Мирра Самойловна давно профнепригодна: дэ-ректор может только учить, сама уже не играет, однако ноты помнит наизусть – все семь. У Мирры Самойловны просторная норка с кровяными креслами и стульями, видавшим виды черным роялем, на котором дыбятся бюст Бетховена да букетик гвоздик в пыльном брежневском хрустале. Мирра Самойловна прожила жизнь правильно и тем горда: окончила музучилище (конса казалась излишеством) да заимела разъединственную запись в трудовой фиге. Мирра Самойловна сходила замуж, но, не стерпев мускулинных замашек супруга, тут же и вышла, в одно лицо вырастив сына Ираклия, отъехавшего не так давно в Тель-Авив, да посадив дерево в небольшом парке перед Дэ-эМ-Ша к юбилею себя-любимой зим десять назад.

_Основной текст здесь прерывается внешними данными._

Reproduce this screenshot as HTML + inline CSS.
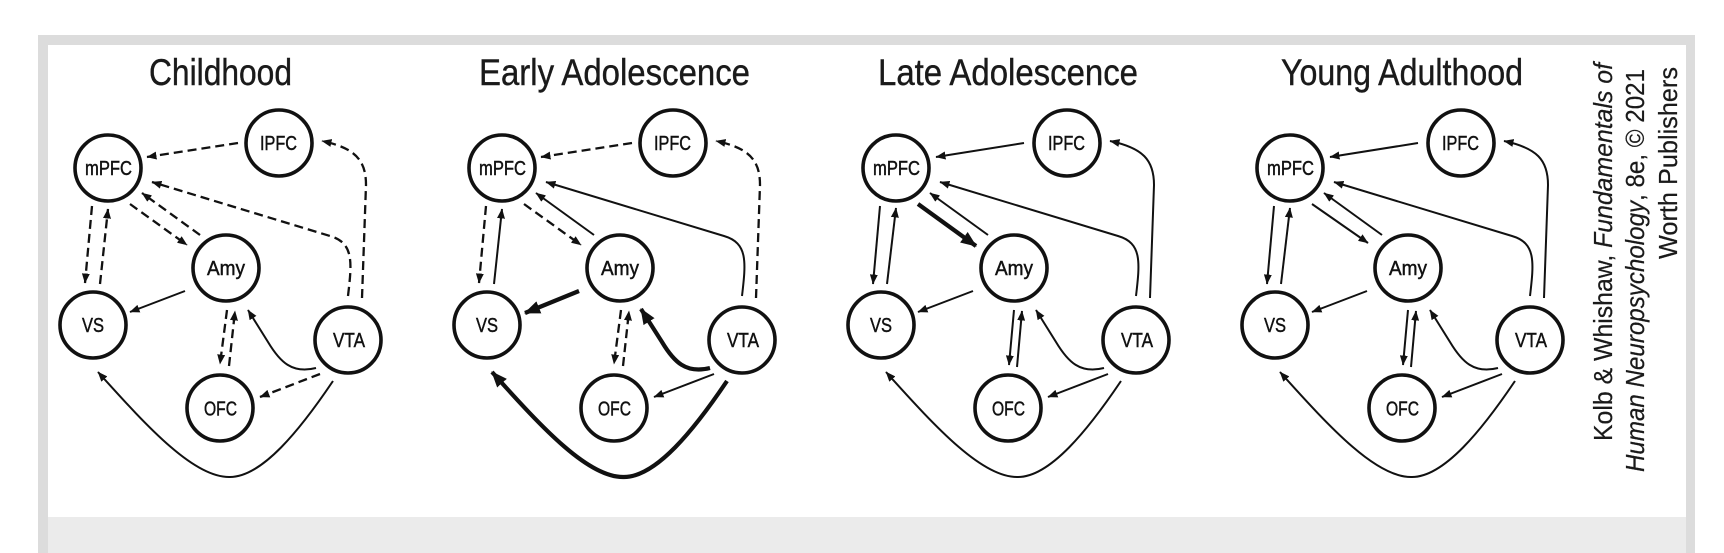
<!DOCTYPE html>
<html><head><meta charset="utf-8"><style>
html,body{margin:0;padding:0;background:#fff;width:1724px;height:553px;overflow:hidden}
svg{display:block}
.d{fill:none;stroke:#111;stroke-width:2.3;stroke-dasharray:9 5;marker-end:url(#a)}
.s{fill:none;stroke:#111;stroke-width:2;marker-end:url(#a)}
.t{fill:none;stroke:#111;stroke-width:4.2;marker-end:url(#b)}
.n{fill:#fff;stroke:#111;stroke-width:3.6}
.l{font-family:"Liberation Sans",sans-serif;font-size:20px;fill:#111;stroke:#111;stroke-width:0.45}
.h{font-family:"Liberation Sans",sans-serif;font-size:37px;fill:#1a1a1a;stroke:#1a1a1a;stroke-width:0.4}
.c{font-family:"Liberation Sans",sans-serif;font-size:26px;fill:#1a1a1a;stroke:#1a1a1a;stroke-width:0.2}
</style></head><body>
<svg width="1724" height="553" viewBox="0 0 1724 553" xmlns="http://www.w3.org/2000/svg">
<defs>
<marker id="a" viewBox="0 0 10 8" refX="9.5" refY="4" markerWidth="10" markerHeight="8" markerUnits="userSpaceOnUse" orient="auto"><path d="M0,0 L10,4 L0,8 z" fill="#111"/></marker>
<marker id="b" viewBox="0 0 16 13" refX="15" refY="6.5" markerWidth="16" markerHeight="13" markerUnits="userSpaceOnUse" orient="auto"><path d="M0,0 L16,6.5 L0,13 z" fill="#111"/></marker>
</defs>
<rect x="38" y="35" width="1657" height="518" fill="#dcdcdc"/>
<rect x="48" y="45" width="1638" height="472" fill="#fff"/>
<rect x="48" y="517" width="1638" height="36" fill="#ebebeb"/>

<!-- Titles -->
<text class="h" x="149" y="85" textLength="143" lengthAdjust="spacingAndGlyphs">Childhood</text>
<text class="h" x="479" y="85" textLength="271" lengthAdjust="spacingAndGlyphs">Early Adolescence</text>
<text class="h" x="878" y="85" textLength="260" lengthAdjust="spacingAndGlyphs">Late Adolescence</text>
<text class="h" x="1281" y="85" textLength="242" lengthAdjust="spacingAndGlyphs">Young Adulthood</text>

<!-- Panel 1: Childhood -->
<g>
<path class="d" d="M238,143 L147,157"/>
<path class="d" d="M362,298 L366,185 C366,160 355,148 322,141"/>
<path class="d" d="M348,296 C352,262 354,243 330,236 L152,182"/>
<path class="d" d="M130,204 L187,245"/>
<path class="d" d="M200,235 L142,193"/>
<path class="d" d="M92,206 L85,283"/>
<path class="d" d="M100,284 L108,209"/>
<path class="s" d="M185,291 L130,312"/>
<path class="d" d="M227,310 L220,364"/>
<path class="d" d="M229,366 L235,311"/>
<path class="s" d="M316,368 C292,374 280,362 268,342 L248,310"/>
<path class="d" d="M320,374 L260,397"/>
<path class="s" d="M333,381 C300,430 262,477 230,477 C195,478 150,430 98,372"/>
<circle class="n" cx="108" cy="168" r="33"/>
<circle class="n" cx="279" cy="143" r="33"/>
<circle class="n" cx="226" cy="268" r="33"/>
<circle class="n" cx="93" cy="325" r="33"/>
<circle class="n" cx="348" cy="340" r="33"/>
<circle class="n" cx="220" cy="408" r="33"/>
<text class="l" x="85" y="175" textLength="47" lengthAdjust="spacingAndGlyphs">mPFC</text>
<text class="l" x="260" y="150" textLength="37" lengthAdjust="spacingAndGlyphs">IPFC</text>
<text class="l" x="207" y="275" textLength="38" lengthAdjust="spacingAndGlyphs">Amy</text>
<text class="l" x="82" y="332" textLength="22" lengthAdjust="spacingAndGlyphs">VS</text>
<text class="l" x="333" y="347" textLength="32" lengthAdjust="spacingAndGlyphs">VTA</text>
<text class="l" x="204" y="415.5" textLength="33" lengthAdjust="spacingAndGlyphs">OFC</text>
</g>

<!-- Panel 2: Early Adolescence -->
<g transform="translate(394,0)">
<path class="d" d="M238,143 L147,157"/>
<path class="d" d="M362,298 L366,185 C366,160 355,148 322,141"/>
<path class="s" d="M348,296 C352,262 354,243 330,236 L152,182"/>
<path class="d" d="M130,204 L187,245"/>
<path class="s" d="M200,235 L142,193"/>
<path class="d" d="M92,206 L85,283"/>
<path class="s" d="M100,284 L108,209"/>
<path class="t" d="M185,291 L131,313"/>
<path class="d" d="M227,310 L220,364"/>
<path class="d" d="M229,366 L235,311"/>
<path class="t" d="M316,368 C292,374 280,362 268,342 L247,309"/>
<path class="s" d="M320,374 L260,397"/>
<path class="t" d="M333,381 C300,430 262,477 230,477 C195,478 150,430 98,372"/>
<circle class="n" cx="108" cy="168" r="33"/>
<circle class="n" cx="279" cy="143" r="33"/>
<circle class="n" cx="226" cy="268" r="33"/>
<circle class="n" cx="93" cy="325" r="33"/>
<circle class="n" cx="348" cy="340" r="33"/>
<circle class="n" cx="220" cy="408" r="33"/>
<text class="l" x="85" y="175" textLength="47" lengthAdjust="spacingAndGlyphs">mPFC</text>
<text class="l" x="260" y="150" textLength="37" lengthAdjust="spacingAndGlyphs">IPFC</text>
<text class="l" x="207" y="275" textLength="38" lengthAdjust="spacingAndGlyphs">Amy</text>
<text class="l" x="82" y="332" textLength="22" lengthAdjust="spacingAndGlyphs">VS</text>
<text class="l" x="333" y="347" textLength="32" lengthAdjust="spacingAndGlyphs">VTA</text>
<text class="l" x="204" y="415.5" textLength="33" lengthAdjust="spacingAndGlyphs">OFC</text>
</g>

<!-- Panel 3: Late Adolescence -->
<g transform="translate(788,0)">
<path class="s" d="M236,143 L148,157"/>
<path class="s" d="M362,298 L366,185 C366,160 355,148 322,141"/>
<path class="s" d="M348,296 C352,262 354,243 330,236 L152,182"/>
<path class="t" d="M130,204 L188,246"/>
<path class="s" d="M200,235 L142,193"/>
<path class="s" d="M92,206 L85,284"/>
<path class="s" d="M99,284 L108,208"/>
<path class="s" d="M185,291 L130,312"/>
<path class="s" d="M226,310 L221,365"/>
<path class="s" d="M229,367 L234,311"/>
<path class="s" d="M316,368 C292,374 280,362 268,342 L248,310"/>
<path class="s" d="M320,374 L260,397"/>
<path class="s" d="M333,381 C300,430 262,477 230,477 C195,478 150,430 98,372"/>
<circle class="n" cx="108" cy="168" r="33"/>
<circle class="n" cx="279" cy="143" r="33"/>
<circle class="n" cx="226" cy="268" r="33"/>
<circle class="n" cx="93" cy="325" r="33"/>
<circle class="n" cx="348" cy="340" r="33"/>
<circle class="n" cx="220" cy="408" r="33"/>
<text class="l" x="85" y="175" textLength="47" lengthAdjust="spacingAndGlyphs">mPFC</text>
<text class="l" x="260" y="150" textLength="37" lengthAdjust="spacingAndGlyphs">IPFC</text>
<text class="l" x="207" y="275" textLength="38" lengthAdjust="spacingAndGlyphs">Amy</text>
<text class="l" x="82" y="332" textLength="22" lengthAdjust="spacingAndGlyphs">VS</text>
<text class="l" x="333" y="347" textLength="32" lengthAdjust="spacingAndGlyphs">VTA</text>
<text class="l" x="204" y="415.5" textLength="33" lengthAdjust="spacingAndGlyphs">OFC</text>
</g>

<!-- Panel 4: Young Adulthood -->
<g transform="translate(1182,0)">
<path class="s" d="M236,143 L148,157"/>
<path class="s" d="M362,298 L366,185 C366,160 355,148 322,141"/>
<path class="s" d="M348,296 C352,262 354,243 330,236 L152,182"/>
<path class="s" d="M130,204 L186,243"/>
<path class="s" d="M200,235 L142,193"/>
<path class="s" d="M92,206 L85,284"/>
<path class="s" d="M99,284 L108,208"/>
<path class="s" d="M185,291 L130,312"/>
<path class="s" d="M226,310 L221,365"/>
<path class="s" d="M229,367 L234,311"/>
<path class="s" d="M316,368 C292,374 280,362 268,342 L248,310"/>
<path class="s" d="M320,374 L260,397"/>
<path class="s" d="M333,381 C300,430 262,477 230,477 C195,478 150,430 98,372"/>
<circle class="n" cx="108" cy="168" r="33"/>
<circle class="n" cx="279" cy="143" r="33"/>
<circle class="n" cx="226" cy="268" r="33"/>
<circle class="n" cx="93" cy="325" r="33"/>
<circle class="n" cx="348" cy="340" r="33"/>
<circle class="n" cx="220" cy="408" r="33"/>
<text class="l" x="85" y="175" textLength="47" lengthAdjust="spacingAndGlyphs">mPFC</text>
<text class="l" x="260" y="150" textLength="37" lengthAdjust="spacingAndGlyphs">IPFC</text>
<text class="l" x="207" y="275" textLength="38" lengthAdjust="spacingAndGlyphs">Amy</text>
<text class="l" x="82" y="332" textLength="22" lengthAdjust="spacingAndGlyphs">VS</text>
<text class="l" x="333" y="347" textLength="32" lengthAdjust="spacingAndGlyphs">VTA</text>
<text class="l" x="204" y="415.5" textLength="33" lengthAdjust="spacingAndGlyphs">OFC</text>
</g>

<!-- Credit (rotated) -->
<text class="c" transform="translate(1612,441) rotate(-90)" textLength="378" lengthAdjust="spacingAndGlyphs">Kolb &amp; Whishaw, <tspan font-style="italic">Fundamentals of</tspan></text>
<text class="c" transform="translate(1644,472) rotate(-90)" textLength="403" lengthAdjust="spacingAndGlyphs"><tspan font-style="italic">Human Neuropsychology</tspan>, 8e, © 2021</text>
<text class="c" transform="translate(1677,259) rotate(-90)" textLength="192" lengthAdjust="spacingAndGlyphs">Worth Publishers</text>
</svg>
</body></html>
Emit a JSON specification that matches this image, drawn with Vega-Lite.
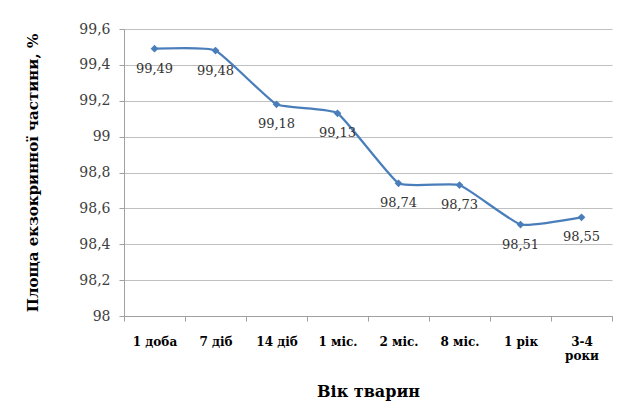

Придирчиво рассмотрев новенькую и признав ее относительно благонадежной, хотя и не без «привета» (джинсы с бахромой и проч., в семидесятые б на порог не пустила!), Мирра Самойловна изучает трудовую фигу Киры, где ржет-корежится далеко не одна запись (в восьмидесятые причислили б к «летунам»). «Двенадцать учеников у тебя. Уместишь расписание в три дня – умещай, но никаких уходов раньше времени, – скрипит телега. – Если кто болел, отдавай часы потом. Журнал, индивидуальные планы – у ВалентинДмитны. В тридцатом кабинете: во-он, прямо иди… Разряд у тебя десятый. Двенадцатый – если пять лет отработаешь. А школа у нас хорошая, с традициями. Увидишь!»